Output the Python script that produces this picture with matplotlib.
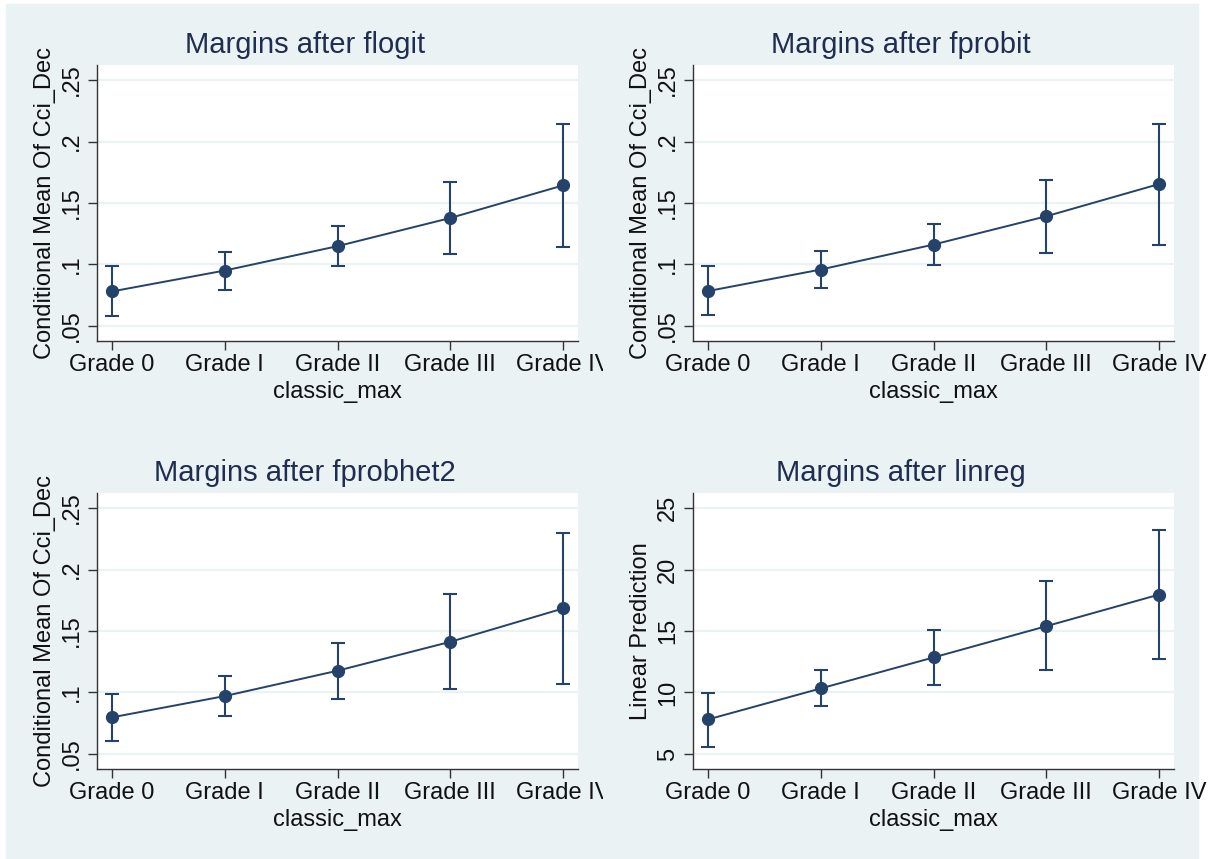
import matplotlib
matplotlib.use("Agg")
import matplotlib.pyplot as plt
from matplotlib.patches import Rectangle
from matplotlib.transforms import Bbox

plt.rcParams["font.family"] = ["Liberation Sans", "DejaVu Sans"]

# Data
grades = ["Grade 0", "Grade I", "Grade II", "Grade III", "Grade IV"]
titles = ["Margins after flogit", "Margins after fprobit",
          "Margins after fprobhet2", "Margins after linreg"]
ylabels = ["Conditional Mean Of Cci_Dec", "Conditional Mean Of Cci_Dec",
           "Conditional Mean Of Cci_Dec", "Linear Prediction"]

flogit_mean = [0.0781, 0.0951, 0.1149, 0.1378, 0.1643]
flogit_lo = [0.0581, 0.0795, 0.0984, 0.1086, 0.1146]
flogit_hi = [0.0986, 0.1105, 0.1311, 0.1670, 0.2146]

fprobit_mean = [0.0784, 0.0959, 0.1162, 0.1392, 0.1654]
fprobit_lo = [0.0586, 0.0808, 0.0992, 0.1095, 0.1162]
fprobit_hi = [0.0984, 0.1108, 0.1332, 0.1689, 0.2146]

fprobhet2_mean = [0.0798, 0.0971, 0.1177, 0.1412, 0.1683]
fprobhet2_lo = [0.0608, 0.0809, 0.0949, 0.1025, 0.1068]
fprobhet2_hi = [0.0984, 0.1133, 0.1404, 0.1799, 0.2294]

linreg_mean = [7.81, 10.33, 12.85, 15.39, 17.96]
linreg_lo = [5.60, 8.87, 10.63, 11.79, 12.74]
linreg_hi = [9.98, 11.82, 15.09, 19.05, 23.19]

prop_ticks = [0.05, 0.1, 0.15, 0.2, 0.25]
prop_ticklabels = [".05", ".1", ".15", ".2", ".25"]
lin_ticks = [5, 10, 15, 20, 25]
lin_ticklabels = ["5", "10", "15", "20", "25"]

means = [flogit_mean, fprobit_mean, fprobhet2_mean, linreg_mean]
los = [flogit_lo, fprobit_lo, fprobhet2_lo, linreg_lo]
his = [flogit_hi, fprobit_hi, fprobhet2_hi, linreg_hi]
yticks = [prop_ticks, prop_ticks, prop_ticks, lin_ticks]
yticklabels = [prop_ticklabels, prop_ticklabels, prop_ticklabels, lin_ticklabels]

W, H = 1215, 859
navy = "#24426a"
title_col = "#1f2d50"
bg = "#eaf2f3"


def rect(x0, y0, x1, y1):
    return [x0 / W, 1 - y1 / H, (x1 - x0) / W, (y1 - y0) / H]


fig = plt.figure(figsize=(W / 100, H / 100), dpi=100, facecolor="white")
fig.patches.append(Rectangle((6 / W, 0), (1198 - 6) / W, (H - 4) / H,
                             transform=fig.transFigure, color=bg, zorder=-5))

boxes = [(97, 65, 578, 341), (693, 65, 1174, 341),
         (97, 493, 578, 769), (693, 493, 1174, 769)]
# right clip edge of each sub-graph (x tick labels cut there)
clips = [603, 1215, 603, 1215]

x = list(range(len(grades)))
for i in range(4):
    ax = fig.add_axes(rect(*boxes[i]))
    ax.set_facecolor("white")
    m, lo, hi = means[i], los[i], his[i]
    yerr = [[mm - l for mm, l in zip(m, lo)], [h - mm for mm, h in zip(m, hi)]]
    ax.errorbar(x, m, yerr=yerr, fmt="none", ecolor=navy, elinewidth=1.5,
                capsize=4.7, capthick=1.5, zorder=3)
    ax.plot(x, m, "-o", color=navy, lw=1.4, ms=8.5, zorder=4)

    span = yticks[i][-1] - yticks[i][0]
    ax.set_ylim(yticks[i][0] - span * 0.061, yticks[i][-1] + span * 0.061)
    ax.set_xlim(-0.133, 4.133)
    ax.set_yticks(yticks[i], yticklabels[i], rotation=90, ha="center", va="center")
    ax.set_xticks(x, grades)
    ax.tick_params(axis="both", labelsize=17, color="#333333", length=6.5,
                   width=1.0, labelcolor="#111111")
    ax.tick_params(axis="y", pad=11.5)
    ax.tick_params(axis="x", pad=3)
    ax.yaxis.grid(True, color=bg, lw=1.6)
    ax.set_axisbelow(True)
    for s in ["top", "right"]:
        ax.spines[s].set_visible(False)
    for s in ["left", "bottom"]:
        ax.spines[s].set_color("#333333")
        ax.spines[s].set_linewidth(1.0)

    clip = Bbox([[0, 0], [clips[i], H]])
    for lbl in ax.get_xticklabels():
        lbl.set_clip_box(clip)
        lbl.set_clip_on(True)

    ax.text(0.432, 1.072, titles[i], transform=ax.transAxes, ha="center",
            va="center", fontsize=21, color=title_col)
    ax.text(-0.109, 0.5, ylabels[i], transform=ax.transAxes, ha="center",
            va="center", rotation=90, fontsize=17, color="#111111")
    ax.text(0.5, -0.183, "classic_max", transform=ax.transAxes, ha="center",
            va="center", fontsize=17, color="#111111")

fig.savefig("out.png", dpi=100, facecolor="white")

# # # # # # #

Quote the material in full and exactly; do not carry over its pictures.

Output the Python script that produces this picture with matplotlib.
import matplotlib
matplotlib.use("Agg")
import matplotlib.pyplot as plt
from matplotlib.patches import Rectangle
from matplotlib.transforms import Bbox

plt.rcParams["font.family"] = ["Liberation Sans", "DejaVu Sans"]

# Data
grades = ["Grade 0", "Grade I", "Grade II", "Grade III", "Grade IV"]
titles = ["Margins after flogit", "Margins after fprobit",
          "Margins after fprobhet2", "Margins after linreg"]
ylabels = ["Conditional Mean Of Cci_Dec", "Conditional Mean Of Cci_Dec",
           "Conditional Mean Of Cci_Dec", "Linear Prediction"]

flogit_mean = [0.0781, 0.0951, 0.1149, 0.1378, 0.1643]
flogit_lo = [0.0581, 0.0795, 0.0984, 0.1086, 0.1146]
flogit_hi = [0.0986, 0.1105, 0.1311, 0.1670, 0.2146]

fprobit_mean = [0.0784, 0.0959, 0.1162, 0.1392, 0.1654]
fprobit_lo = [0.0586, 0.0808, 0.0992, 0.1095, 0.1162]
fprobit_hi = [0.0984, 0.1108, 0.1332, 0.1689, 0.2146]

fprobhet2_mean = [0.0798, 0.0971, 0.1177, 0.1412, 0.1683]
fprobhet2_lo = [0.0608, 0.0809, 0.0949, 0.1025, 0.1068]
fprobhet2_hi = [0.0984, 0.1133, 0.1404, 0.1799, 0.2294]

linreg_mean = [7.81, 10.33, 12.85, 15.39, 17.96]
linreg_lo = [5.60, 8.87, 10.63, 11.79, 12.74]
linreg_hi = [9.98, 11.82, 15.09, 19.05, 23.19]

prop_ticks = [0.05, 0.1, 0.15, 0.2, 0.25]
prop_ticklabels = [".05", ".1", ".15", ".2", ".25"]
lin_ticks = [5, 10, 15, 20, 25]
lin_ticklabels = ["5", "10", "15", "20", "25"]

means = [flogit_mean, fprobit_mean, fprobhet2_mean, linreg_mean]
los = [flogit_lo, fprobit_lo, fprobhet2_lo, linreg_lo]
his = [flogit_hi, fprobit_hi, fprobhet2_hi, linreg_hi]
yticks = [prop_ticks, prop_ticks, prop_ticks, lin_ticks]
yticklabels = [prop_ticklabels, prop_ticklabels, prop_ticklabels, lin_ticklabels]

W, H = 1215, 859
navy = "#24426a"
title_col = "#1f2d50"
bg = "#eaf2f3"


def rect(x0, y0, x1, y1):
    return [x0 / W, 1 - y1 / H, (x1 - x0) / W, (y1 - y0) / H]


fig = plt.figure(figsize=(W / 100, H / 100), dpi=100, facecolor="white")
fig.patches.append(Rectangle((6 / W, 0), (1198 - 6) / W, (H - 4) / H,
                             transform=fig.transFigure, color=bg, zorder=-5))

boxes = [(97, 65, 578, 341), (693, 65, 1174, 341),
         (97, 493, 578, 769), (693, 493, 1174, 769)]
# right clip edge of each sub-graph (x tick labels cut there)
clips = [603, 1215, 603, 1215]

x = list(range(len(grades)))
for i in range(4):
    ax = fig.add_axes(rect(*boxes[i]))
    ax.set_facecolor("white")
    m, lo, hi = means[i], los[i], his[i]
    yerr = [[mm - l for mm, l in zip(m, lo)], [h - mm for mm, h in zip(m, hi)]]
    ax.errorbar(x, m, yerr=yerr, fmt="none", ecolor=navy, elinewidth=1.5,
                capsize=4.7, capthick=1.5, zorder=3)
    ax.plot(x, m, "-o", color=navy, lw=1.4, ms=8.5, zorder=4)

    span = yticks[i][-1] - yticks[i][0]
    ax.set_ylim(yticks[i][0] - span * 0.061, yticks[i][-1] + span * 0.061)
    ax.set_xlim(-0.133, 4.133)
    ax.set_yticks(yticks[i], yticklabels[i], rotation=90, ha="center", va="center")
    ax.set_xticks(x, grades)
    ax.tick_params(axis="both", labelsize=17, color="#333333", length=6.5,
                   width=1.0, labelcolor="#111111")
    ax.tick_params(axis="y", pad=11.5)
    ax.tick_params(axis="x", pad=3)
    ax.yaxis.grid(True, color=bg, lw=1.6)
    ax.set_axisbelow(True)
    for s in ["top", "right"]:
        ax.spines[s].set_visible(False)
    for s in ["left", "bottom"]:
        ax.spines[s].set_color("#333333")
        ax.spines[s].set_linewidth(1.0)

    clip = Bbox([[0, 0], [clips[i], H]])
    for lbl in ax.get_xticklabels():
        lbl.set_clip_box(clip)
        lbl.set_clip_on(True)

    ax.text(0.432, 1.072, titles[i], transform=ax.transAxes, ha="center",
            va="center", fontsize=21, color=title_col)
    ax.text(-0.109, 0.5, ylabels[i], transform=ax.transAxes, ha="center",
            va="center", rotation=90, fontsize=17, color="#111111")
    ax.text(0.5, -0.183, "classic_max", transform=ax.transAxes, ha="center",
            va="center", fontsize=17, color="#111111")

fig.savefig("out.png", dpi=100, facecolor="white")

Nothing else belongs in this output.